Robbins’ close readings of primary texts successfully perform a very careful balancing act. They are penetrating, dazzling, absorbing, even masterful, while also respectful, as the targets of his analyses are very often his loved and admired intellectual forbearers. For example, after a very personal and moving tribute to his teacher Edward Said, where he admits his indebtedness and praises Said’s dedication to the politics of Palestine, Robbins delves into Said’s stance on secularism, connected to his Humanism, as a separation from belonging: the figure of exile. Robbins counters this version of detachment with Said’s less recognized interest in the idea of “effort,” a term that Robbins picks up from Said’s son’s eulogy but then follows into the written texts. Robbins first suggests that Said’s descriptions of the intellectual as exilic borrow from a religious understanding of a mysterious and transcendent judge, so that the various moves towards isolation and idealism are constantly betraying themselves as religiously and therefore nationally [End Page 393] affiliated, constantly belonging. Said, says Robbins, models the secularism of intellectual work on an idea of power derived from Foucault, where the systematicity of power (of the Western canon, Orientalism, or Humanism) makes it impossible to speak outside of it, thereby linking powerlessness to homelessness. Said, though, adds in “effort,” or a certain freedom to resist through forming an intention directly against power, to intervene and open up the micro-networks of power through praising or blaming national acts: effort is “the display of a power within that is in some way comparable or commensurate to the power without that it confronts” (124). Even as the secular critic takes on some of the features of non-affiliation and impartiality in the imperialist ideology that he opposes, the promise of “effort” shares the attachment to ethics and action negotiated through the domain of the political, or nationhood.
Robbins doesn’t stop with this portrait of Said as a cosmopolitan intellectual whose brand of politics is constituted ultimately as a national belonging. He also includes other intellectuals, from Noam Chomsky to Immanuel Wallerstein, Anthony Appiah, John Dewey, and Louis Menand, movements such as pragmatism, ideas like the public intellectual, and political commitments such as anti-sweatshop activism and human rights. Robbins subjects these foundational left commitments to his rigorous readings where an initial alienation from national interestedness lands right back in the messiness of political engagement, ethical judgment, and, therefore, national affiliation. Robbins astutely shows how his philosophical conclusions embedded in cosmopolitan ideologies matter to real world contexts as well as literary analysis. He applies, for example, Chomsky’s idea of the moral power of cosmopolitan comparison—that comparison allows the rational thinker to rise above the particular assumptions that favor homeland loyalties, granting detached observation as through an alien’s eye—to the fiction of W. G. Sebald, who suggests the Allies’ bombing of German cities at the end of World War II was an act equally as deserving of moral indignation and memory as the Holocaust.
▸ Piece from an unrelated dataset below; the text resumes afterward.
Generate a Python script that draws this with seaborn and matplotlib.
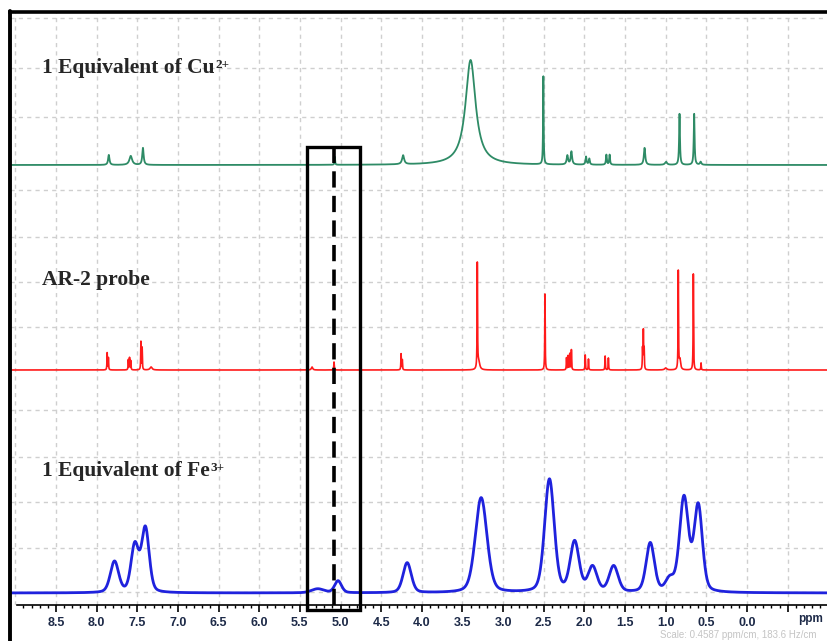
import numpy as np
import pandas as pd
import matplotlib
matplotlib.use("Agg")
import matplotlib.pyplot as plt
from matplotlib.patches import Rectangle
from matplotlib.lines import Line2D
import seaborn as sns

# ---------------- data (peak lists) ----------------
# positions in ppm, heights in px-like intensity units, widths (FWHM, ppm)
cu_pos = [7.85, 7.58, 7.43, 5.07, 4.23, 3.40, 2.505, 2.21, 2.16, 1.98, 1.94, 1.73, 1.69, 1.26, 0.996, 0.83, 0.65, 0.57]
cu_hgt = [10, 9, 17, 8, 9, 105, 88, 9, 13, 8, 6, 10, 10, 17, 3, 51, 51, 3]
cu_wid = [0.02, 0.04, 0.02, 0.008, 0.03, 0.15, 0.008, 0.02, 0.02, 0.015, 0.015, 0.012, 0.012, 0.02, 0.03, 0.012, 0.012, 0.02]

ar_pos = [7.87, 7.855, 7.61, 7.595, 7.58, 7.455, 7.44, 7.33, 5.35, 5.08, 4.255, 4.24, 3.317, 3.30, 2.485,
          2.22, 2.20, 2.18, 2.16, 1.99, 1.95, 1.745, 1.705, 1.285, 1.275, 1.265, 1.0, 0.845, 0.825, 0.66, 0.565]
ar_hgt = [17, 12, 10, 12, 9, 28, 22, 3, 3, 8, 16, 10, 105, 8, 76,
          12, 14, 16, 20, 15, 11, 14, 12, 20, 38, 20, 2, 98, 10, 96, 7]
ar_wid = [0.006] * len(ar_pos)
ar_wid[7] = 0.03
ar_wid[8] = 0.02
ar_wid[13] = 0.03
ar_wid[26] = 0.03
ar_wid[28] = 0.02

fe_pos = [7.78, 7.53, 7.40, 5.28, 5.03, 4.18, 3.27, 2.43, 2.12, 1.90, 1.64, 1.19, 0.95, 0.775, 0.60]
fe_hgt = [31, 47, 64, 4, 12, 30, 95, 113, 50, 25, 26, 49, 12, 94, 86]
fe_wid = [0.12, 0.11, 0.11, 0.18, 0.10, 0.12, 0.17, 0.14, 0.13, 0.13, 0.13, 0.12, 0.12, 0.13, 0.12]

labels = ["1 Equivalent of Cu", "AR-2 probe", "1 Equivalent of Fe"]
supers = ["2+", "", "3+"]
offsets = [440, 235, 12]            # stacking offsets (px units above the ruler)
colors = ["#2e8b66", "#ff1a1a", "#1f22dd"]
tick_vals = [8.5, 8.0, 7.5, 7.0, 6.5, 6.0, 5.5, 5.0, 4.5, 4.0, 3.5, 3.0, 2.5, 2.0, 1.5, 1.0, 0.5, 0.0]
marker_ppm = 5.08
box_ppm = (5.41, 4.76)

# ---------------- build spectra ----------------
ppm = np.linspace(9.2, -1.4, 24000)

def spectrum(pos, hgt, wid, eta=1.0):
    y = np.zeros_like(ppm)
    for p, h, w in zip(pos, hgt, wid):
        g = w / 2.0
        lor = g**2 / ((ppm - p)**2 + g**2)
        gau = np.exp(-4 * np.log(2) * (ppm - p)**2 / w**2)
        y += h * (eta * lor + (1 - eta) * gau)
    return y

specs = [spectrum(cu_pos, cu_hgt, cu_wid),
         spectrum(ar_pos, ar_hgt, ar_wid),
         spectrum(fe_pos, fe_hgt, fe_wid, eta=0.3)]

frames = []
for lab, sp, off in zip(labels, specs, offsets):
    frames.append(pd.DataFrame({"ppm": ppm, "y": sp + off, "name": lab}))
df = pd.concat(frames, ignore_index=True)

# ---------------- figure ----------------
sns.set_style("white")
W, H = 828, 641
fig = plt.figure(figsize=(W / 100, H / 100), dpi=100)

px_left, px_top, px_ruler, px_right = 10, 12, 605, 860
ax = fig.add_axes([px_left / W, 1 - px_ruler / H, (px_right - px_left) / W, (px_ruler - px_top) / H])
x_at = lambda px: (747 - px) / 81.3
ax.set_xlim(x_at(px_left), x_at(px_right))
ax.set_ylim(0, px_ruler - px_top)

sns.lineplot(data=df, x="ppm", y="y", hue="name", palette=dict(zip(labels, colors)),
             sort=False, estimator=None, legend=False, ax=ax, zorder=3)
for line, lw in zip(ax.get_lines(), [1.3, 1.2, 2.0]):
    line.set_linewidth(lw)

# grid
grid_y_px = [18, 68, 117, 190, 237, 282, 327, 410, 457, 502, 548, 592]
for gy in grid_y_px:
    ax.axhline(px_ruler - gy, color="#cfcfcf", lw=1.0, ls=(0, (3, 3)), zorder=1)
for gx in np.arange(9.0, -1.01, -0.5):
    ax.axvline(gx, color="#cfcfcf", lw=1.0, ls=(0, (3, 3)), zorder=1)

# spines
for s in ["left", "right"]:
    ax.spines[s].set_visible(False)
ax.spines["top"].set_linewidth(2.6)
ax.spines["top"].set_color("black")
ax.spines["bottom"].set_color("black")
ax.spines["bottom"].set_linewidth(1.2)
ax.spines["bottom"].set_bounds(x_at(17), x_at(px_right))
fig.add_artist(Line2D([px_left / W, px_left / W], [0, 1 - (px_top - 1) / H], color="black", lw=2.8,
                      transform=fig.transFigure))

# ticks
ax.set_yticks([])
ax.set_ylabel("")
ax.set_xlabel("")
major = list(tick_vals) + [-0.5, -1.0]
ax.set_xticks(major)
ax.set_xticklabels([f"{v:.1f}" for v in tick_vals] + ["", ""])
ax.set_xticks(np.round(np.arange(8.9, -1.3, -0.1), 1), minor=True)
ax.tick_params(axis="x", which="major", direction="out", length=5, width=1.2, color="black",
               labelsize=9, labelcolor="#1d2a48", pad=4, bottom=True)
ax.tick_params(axis="x", which="minor", direction="out", length=2.5, width=1.0, color="black", bottom=True)
for t in ax.get_xticklabels():
    t.set_fontweight("bold")
    t.set_family("Liberation Sans")

# box and dashed marker
ax.add_patch(Rectangle((box_ppm[0], px_ruler - 610), box_ppm[1] - box_ppm[0], 610 - 147,
                       fill=False, ec="black", lw=2.4, zorder=5, clip_on=False))
ax.plot([marker_ppm, marker_ppm], [0, px_ruler - 148], color="black", lw=2.6,
        ls=(0, (4.5, 2.3)), zorder=5)

# labels
label_y = [73, 285, 476]
for lab, sup, ly in zip(labels, supers, label_y):
    t = fig.text(42 / W, 1 - ly / H, lab, family="Liberation Serif", fontweight="bold",
                 fontsize=15.5, va="baseline", ha="left")
    if sup:
        ax.annotate(sup, xy=(1.0, 0.93), xycoords=t, xytext=(0.5, 0), textcoords="offset points",
                    family="Liberation Serif", fontweight="bold", fontsize=9.5, va="top", ha="left",
                    annotation_clip=False)

fig.text(798 / W, 1 - 619 / H, "ppm", family="Liberation Sans", fontweight="bold", fontsize=8.5,
         color="#1d2a48", va="center", ha="left")
fig.text(660 / W, 1 - 635 / H, "Scale: 0.4587 ppm/cm, 183.6 Hz/cm", family="Liberation Sans",
         fontsize=7, color="#c4c4c4", va="center", ha="left")

fig.savefig("out.png", dpi=100)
He then interprets Sebald as qualifying this suggestion, saying that not all nations are equal in a moral comparison of acts, that the moral position of the nation behind the act (in this case, Nazi Germany) should matter, as should the national position of the observer (for Chomsky, this allows him to give harsher judgments to atrocities, even genocidal ones, committed by the U.S.).
Though Robbins’ erudition and interpretive finesse in Perpetual War are nothing short of mind-boggling, I still wonder if the terminologies and traditions of cosmopolitanism aren’t closing out some important considerations, particularly in two areas. First, Robbins espouses a Kantian notion of cosmopolitanism, where governance inside nations is irrelevant to governance between nations, and the nation itself is the formal basis of international relations. Robbins’ observation that cosmopolitanism’s detachment needs the nation is an observation already in Kant, and Robbins carries it into the present with dexterity and shows its continued relevance. [End Page 394] However, the emphasis on Kant seems to block out Marx’s challenge to Kant. Marx links cosmopolitanism to the literary form of the bourgeois revolution and to the development of the world market and predicts that the possibility of cosmopolitanism opened up by the bourgeois age will lead to international class solidarity among workers and the end of nations altogether. The culturalist orientation that Robbins adapts from the Kantian paradigm seems to diminish the importance of an attachment to class that would intersect in some ways with and differentiate in others from a belonging to nation. Second, I’m wondering if the Derridian interplay of presence and absence—that every detachment from the nation is also an attachment—envisions the endpoints of a spectrum of interpretative possibilities that locks out vital questions and actually cancels out certain types of ethical reasoning beyond the nation, despite Robbins’ very serious commitment to ethical critique. Unlike his former editorial partner Pheng Cheah, for example, who in his most recent book Inhuman Conditions addresses cosmopolitanism in the context of the United Nations Beijing Conference, and others who have recognized feminism on equal cosmopolitical terms to human rights, Robbins gives no place to feminism. As I have no doubt that Robbins had to have foreseen these criticisms, I wonder why he did not explain such omissions. I wonder if the focus on the presence and absence of the nation has to detach the critique from a broad and various reading of the politics of the present, that is, if the politics of the present or even challenges to international aggression can find their explanatory home completely within questions of the nation.